MD: I want to change the world. And my way of doing that is through film. More specifically I want to encourage light and positivity as options to many of the dark struggles we so often stuff down and try to ignore. Instead, I hope to encourage bringing them up and out and to allow these challenges to radiate and connect us. 

HC: Why is it important for you to create a non-profit organization? 

MD: Like me, many young people have a voice that desperately needs to be heard. I want to create a safe platform so that a board of empowered individuals can support, help, and facilitate these voices reaching out, pleading, and needing to be felt, heard, and seen. It is my plan and hope that my non-profit can be the much-needed platform to give this group not only a voice, but also the volume and power needed to make an impact by encouraging others to listen.

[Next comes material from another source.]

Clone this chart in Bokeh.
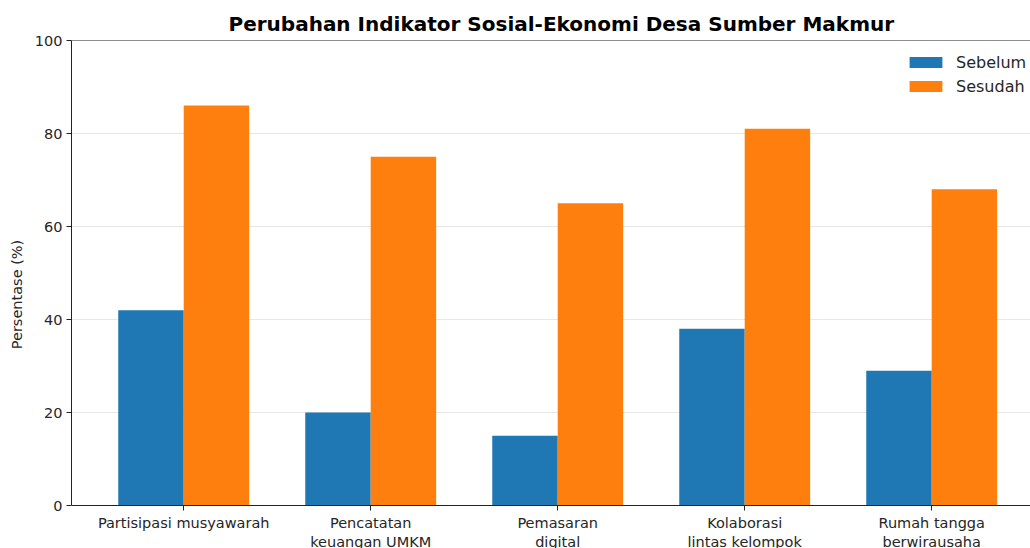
import numpy as np
from bokeh.plotting import figure
from bokeh.models import (ColumnDataSource, Range1d, FixedTicker, Span,
                          Legend, LegendItem)
from bokeh.embed import file_html
from bokeh.resources import INLINE

# ---- data ----
categories = ["Partisipasi musyawarah", "Pencatatan\nkeuangan UMKM", "Pemasaran\ndigital",
              "Kolaborasi\nlintas kelompok", "Rumah tangga\nberwirausaha"]
sebelum = [42, 20, 15, 38, 29]
sesudah = [86, 75, 65, 81, 68]
series_names = ["Sebelum", "Sesudah"]
y_ticks = [0, 20, 40, 60, 80, 100]
title_text = "Perubahan Indikator Sosial-Ekonomi Desa Sumber Makmur"
y_label = "Persentase (%)"

FONT = "DejaVu Sans"
TXT = "#262626"
W, H = 1030, 548
LEFT, TOP, ZERO_Y = 71, 40, 505
bar_w = 0.35
idx = np.arange(len(categories))
px_per_unit = (ZERO_Y - TOP) / 100.0
y_start = -(H - ZERO_Y) / px_per_unit

p = figure(width=W, height=H, output_backend="svg", toolbar_location=None,
           x_range=Range1d(-0.6, -0.6 + (W - LEFT) / 187.0),
           y_range=Range1d(y_start, 100),
           min_border_left=LEFT, min_border_right=0, min_border_top=TOP, min_border_bottom=0)

src = ColumnDataSource(dict(x=idx, x1=idx - bar_w / 2, x2=idx + bar_w / 2,
                            seb=sebelum, ses=sesudah))
r1 = p.vbar(x="x1", top="seb", width=bar_w, source=src, fill_color="#1f77b4", line_color=None)
r2 = p.vbar(x="x2", top="ses", width=bar_w, source=src, fill_color="#ff7f0e", line_color=None)

# title
p.title.text = title_text
p.title.align = "left"
p.title.offset = 157
p.title.text_font = FONT
p.title.text_font_size = "20px"
p.title.text_font_style = "bold"
p.title.text_color = "black"
p.title.standoff = 9

# axes
p.outline_line_color = None
for ax in (p.xaxis[0], p.yaxis[0]):
    ax.axis_line_color = "#222222"
    ax.major_tick_line_color = "#222222"
    ax.major_tick_out = 5
    ax.major_tick_in = 0
    ax.minor_tick_line_color = None
    ax.major_label_text_font = FONT
    ax.major_label_text_font_size = "14.5px"
    ax.major_label_text_color = TXT
    ax.major_label_standoff = 4

p.xaxis.ticker = FixedTicker(ticks=list(idx))
p.xaxis.major_label_overrides = {int(i): c for i, c in zip(idx, categories)}
p.xaxis.fixed_location = 0
p.yaxis.ticker = FixedTicker(ticks=y_ticks)
p.yaxis.bounds = (0, 100)
p.yaxis.axis_label = y_label
p.yaxis.axis_label_text_font = FONT
p.yaxis.axis_label_text_font_size = "14.5px"
p.yaxis.axis_label_text_font_style = "normal"
p.yaxis.axis_label_text_color = TXT
p.yaxis.axis_label_standoff = 7

p.xgrid.visible = False
p.ygrid.grid_line_color = "#b0b0b0"
p.ygrid.grid_line_alpha = 0.3

p.add_layout(Span(location=100, dimension="width", line_color="#222222", line_width=1))

legend = Legend(items=[LegendItem(label=series_names[0], renderers=[r1]),
                       LegendItem(label=series_names[1], renderers=[r2])],
                location=(834, 452), border_line_color=None, background_fill_alpha=0,
                padding=0, margin=0, spacing=4, glyph_width=41, glyph_height=14,
                label_standoff=10, label_text_font=FONT, label_text_font_size="16px",
                label_text_color=TXT, label_height=20)
p.add_layout(legend)

open("out.html", "w").write(file_html(p, INLINE))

HC: What does female empowerment mean to you? 

MD: Having a voice that is heard. An image that is seen. An effect that is felt. 

HC: Any advice for aspiring young female filmmakers that want to get started in the industry?

MD: Believe in yourself 100%. Don’t let the haters bring you down cause you’re too awesome to let anyone who isn’t supporting you to suck your valuable energy. You’re a boss, let your voice roar. You matter. I believe in you!

Thank you so much for speaking with us! We wish you the best of luck on all your endeavors!